Aujourd'hui, l'étudiant est devenu prof. Deux heures pour faire savoir comment «un mouvement de résistance global aujourd'hui prépare la révolution de demain». Parce que, selon le vieux principe, il faut toujours remettre au lendemain qui chante la révolution qu'on n'a pas pu faire le jour même. L'amphi D1 est bourré : 600 révolutionnaires en devenir acquis à la cause, et quelques professeurs en période revival.
C'est (aussi) ici que Mai 68 a commencé. Ouverte en octobre 1964, la fac de lettres et de sciences avait pour vocation de décongestionner la vieille Sorbonne. Le philosophe Paul Ricoeur a voulu en faire une université de la critique et de la contestation sociale. Dany Cohn-Bendit y a insulté un ministre de De Gaulle préposé aux sports, François Missoffe. Besancenot connaît cette histoire de la révolte par coeur.
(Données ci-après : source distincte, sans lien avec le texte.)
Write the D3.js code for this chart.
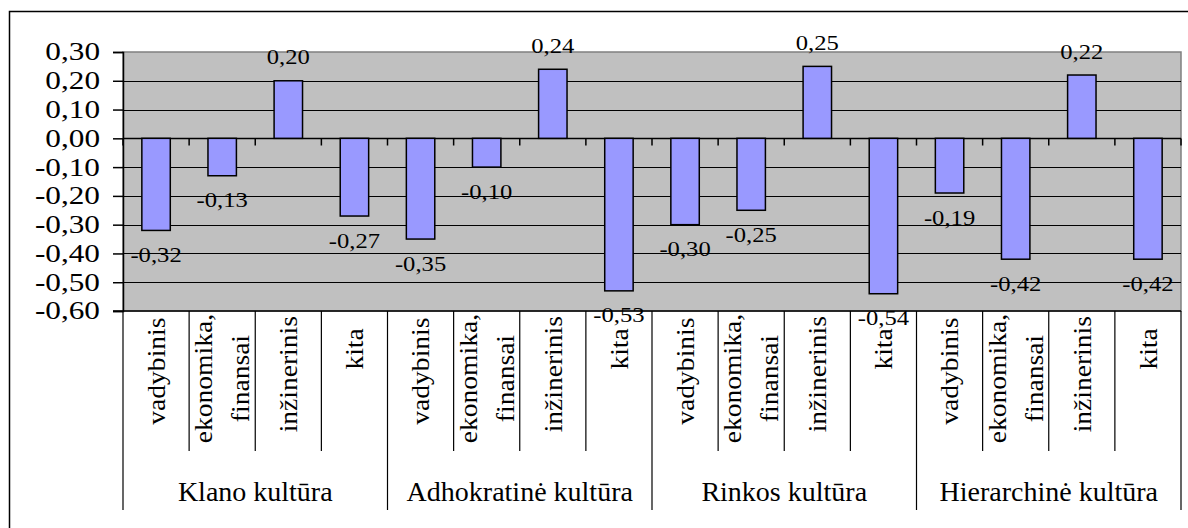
<!DOCTYPE html>
<html>
<head>
<meta charset="utf-8">
<script src="https://cdn.jsdelivr.net/npm/d3@7"></script>
<style>
  html, body { margin: 0; padding: 0; background: #fff; }
  svg { display: block; }
</style>
</head>
<body>
<svg id="chart" width="1188" height="528" font-family="'Liberation Serif', 'DejaVu Serif', 'Times New Roman', serif"></svg>
<script>
// Culture types (outer level of the category axis)
const groups = ["Klano kultūra", "Adhokratinė kultūra", "Rinkos kultūra", "Hierarchinė kultūra"];
// Education fields (inner level); "\n" splits a label over two lines
const fields = ["vadybinis", "ekonomika,\nfinansai", "inžinerinis", "kita"];
// One value per field, per culture type
const klano = [-0.32, -0.13, 0.20, -0.27];
const adhokratine = [-0.35, -0.10, 0.24, -0.53];
const rinkos = [-0.30, -0.25, 0.25, -0.54];
const hierarchine = [-0.19, -0.42, 0.22, -0.42];
const seriesByGroup = [klano, adhokratine, rinkos, hierarchine];
// Value axis ticks
const yTicks = [0.30, 0.20, 0.10, 0.00, -0.10, -0.20, -0.30, -0.40, -0.50, -0.60];

const FONT = "'Liberation Serif', 'DejaVu Serif', 'Times New Roman', serif";
const fmt = v => (v < 0 ? "-" : "") + Math.abs(v).toFixed(2).replace(".", ",");

const svg = d3.select("#chart");
const plot = { left: 123, right: 1181, top: 52, bottom: 311 };

// Outer chart frame
svg.append("rect")
  .attr("x", 9.5).attr("y", 11.5)
  .attr("width", 1200).attr("height", 540)
  .attr("fill", "#fff").attr("stroke", "#000").attr("stroke-width", 1.5);

const y = d3.scaleLinear().domain([-0.6, 0.3]).range([plot.bottom, plot.top]);
const xGroup = d3.scaleBand().domain(d3.range(groups.length)).range([plot.left, plot.right]);
const xField = d3.scaleBand().domain(d3.range(fields.length)).range([0, xGroup.bandwidth()]);
const catLeft = (g, f) => xGroup(g) + xField(f);
const catW = xField.bandwidth();
const barW = catW * 0.43;

// Plot area background
svg.append("rect")
  .attr("x", plot.left).attr("y", plot.top)
  .attr("width", plot.right - plot.left).attr("height", plot.bottom - plot.top)
  .attr("fill", "#c0c0c0").attr("stroke", "#808080").attr("stroke-width", 1.5);

// Horizontal gridlines
svg.append("g").selectAll("line").data(yTicks.filter(t => t < 0.3 && t > -0.6))
  .join("line")
  .attr("x1", plot.left).attr("x2", plot.right)
  .attr("y1", d => Math.round(y(d)) + 0.5).attr("y2", d => Math.round(y(d)) + 0.5)
  .attr("stroke", "#000").attr("stroke-width", 1);

// Value axis
const yAxis = svg.append("g").attr("transform", `translate(${plot.left},0)`)
  .call(d3.axisLeft(y).tickValues(yTicks).tickSize(10).tickFormat(""));
yAxis.select(".domain").attr("stroke", "#000").attr("stroke-width", 1.5);
yAxis.selectAll(".tick line").attr("stroke", "#000").attr("stroke-width", 1.5);

// Text stretched along its reading direction
function stretchedText(sel, x, yy, rot, sx) {
  sel.attr("transform", `translate(${x},${yy}) rotate(${rot}) scale(${sx},1)`);
}

// Value axis labels
svg.append("g").selectAll("text").data(yTicks).join("text")
  .attr("font-family", FONT)
  .attr("text-anchor", "end")
  .attr("dominant-baseline", "central")
  .attr("font-size", 25)
  .text(fmt)
  .each(function (d) { stretchedText(d3.select(this), 100, y(d), 0, 1.25); });

// Zero line with small category ticks
const zeroY = Math.round(y(0)) + 0.5;
svg.append("line")
  .attr("x1", plot.left).attr("x2", plot.right)
  .attr("y1", zeroY).attr("y2", zeroY)
  .attr("stroke", "#000").attr("stroke-width", 1.5);
const boundaries = [];
groups.forEach((g, gi) => fields.forEach((f, fi) => boundaries.push(catLeft(gi, fi))));
boundaries.push(plot.right);
svg.append("g").selectAll("line").data(boundaries).join("line")
  .attr("x1", d => d).attr("x2", d => d)
  .attr("y1", zeroY).attr("y2", zeroY + 7)
  .attr("stroke", "#000").attr("stroke-width", 1.5);

// Bars
const flat = [];
seriesByGroup.forEach((vals, gi) => vals.forEach((v, fi) => flat.push({ gi, fi, v })));
svg.append("g").selectAll("rect").data(flat).join("rect")
  .attr("x", d => catLeft(d.gi, d.fi) + (catW - barW) / 2)
  .attr("y", d => y(Math.max(0, d.v)))
  .attr("width", barW)
  .attr("height", d => Math.abs(y(d.v) - y(0)))
  .attr("fill", "#9999ff").attr("stroke", "#000").attr("stroke-width", 1.5);

// Value labels beyond each bar end
svg.append("g").selectAll("text").data(flat).join("text")
  .attr("font-family", FONT)
  .attr("text-anchor", "middle")
  .attr("dominant-baseline", "central")
  .attr("font-size", 22)
  .text(d => fmt(d.v))
  .each(function (d) {
    const cx = catLeft(d.gi, d.fi) + catW / 2;
    const cy = y(d.v) + (d.v < 0 ? 24 : -24);
    stretchedText(d3.select(this), cx, cy, 0, 1.12);
  });

// Category table below the plot
const tableTop = plot.bottom;
svg.append("line")
  .attr("x1", 113).attr("x2", plot.right)
  .attr("y1", tableTop).attr("y2", tableTop)
  .attr("stroke", "#000").attr("stroke-width", 1.5);
// inner dividers
const inner = [];
groups.forEach((g, gi) => fields.forEach((f, fi) => { if (fi > 0) inner.push(catLeft(gi, fi)); }));
svg.append("g").selectAll("line").data(inner).join("line")
  .attr("x1", d => d).attr("x2", d => d)
  .attr("y1", tableTop).attr("y2", 451)
  .attr("stroke", "#000").attr("stroke-width", 1.2);
// group dividers
const outer = groups.map((g, gi) => xGroup(gi)).concat([plot.right]);
svg.append("g").selectAll("line").data(outer).join("line")
  .attr("x1", d => d).attr("x2", d => d)
  .attr("y1", tableTop).attr("y2", 510)
  .attr("stroke", "#000").attr("stroke-width", 1.2);

// Field labels, rotated to read upwards; longer labels start a little higher
const fieldSize = 26, fieldStretch = 1.06, lineGap = 37;
const catG = svg.append("g");
groups.forEach((g, gi) => fields.forEach((f, fi) => {
  const lines = f.split("\n");
  const cx = catLeft(gi, fi) + catW / 2;
  const t = catG.append("text")
    .attr("font-family", FONT)
    .attr("text-anchor", "middle")
    .attr("font-size", fieldSize);
  lines.forEach((ln, li) => {
    t.append("tspan").attr("x", 0)
      .attr("y", (li - (lines.length - 1) / 2) * lineGap)
      .attr("dominant-baseline", "central")
      .text(ln);
  });
  const longest = d3.max(t.selectAll("tspan").nodes(), n => n.getComputedTextLength()) * fieldStretch;
  const top = 335 - 0.163 * longest;
  stretchedText(t, cx, top + longest / 2, -90, fieldStretch);
}));

// Culture type labels
svg.append("g").selectAll("text").data(groups).join("text")
  .attr("font-family", FONT)
  .attr("x", (d, i) => xGroup(i) + xGroup.bandwidth() / 2)
  .attr("y", 501)
  .attr("text-anchor", "middle")
  .attr("font-size", 28)
  .text(d => d);
</script>
</body>
</html>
Mais la prochaine, celle à venir, elle, va aboutir. Il y croit tellement qu'il s'applique à montrer à son auditoire recueilli et poli «les différences entre mars 2004 et Mai 68» : «Aujourd'hui, l'emploi est devenu une obsession. Aujourd'hui, les travailleurs sont tous des chômeurs en sursis.» Il est donc nécessaire «d'organiser la résistance sociale». Ça tombe bien, affirme le trotskiste, les «résistants» sont dans l'amphi D1. Ils n'ont jamais été aussi nombreux, aussi prêts, aussi dispos, selon lui. Et quand bien même : «Peu avant Mai 68, décembre 1995 et même juin 2003, personne n'aurait parié sur une explosion sociale.» Applaudissements nourris et toujours polis.
Questions. C'est le temps des questions des élèves au maître ès révolutions. Les étudiants-diants osent en tutoyant le camarade enseignant. L'une d'entre eux lance : «Pourquoi, lors de son dernier congrès, la Ligue a-t-elle abandonné la dictature du prolétariat ?» Réponse de Besancenot : «Il n'y a qu'à Nanterre que l'on me pose ce genre de questions. Depuis que je suis à la Ligue, jamais nous n'avions employé cette expression. Depuis Marx, un peu d'eau a coulé sous les ponts. Je n'aime pas le terme "dictature". Pour moi, la révolution c'est la démocratie totale.» D'autres questions ? Oui. «Et la division du travail, alors», camarade ? Justement : Olivier Besancenot a des «salariés précarisés» de chez Virgin à aller soutenir sur les Champs-Elysées.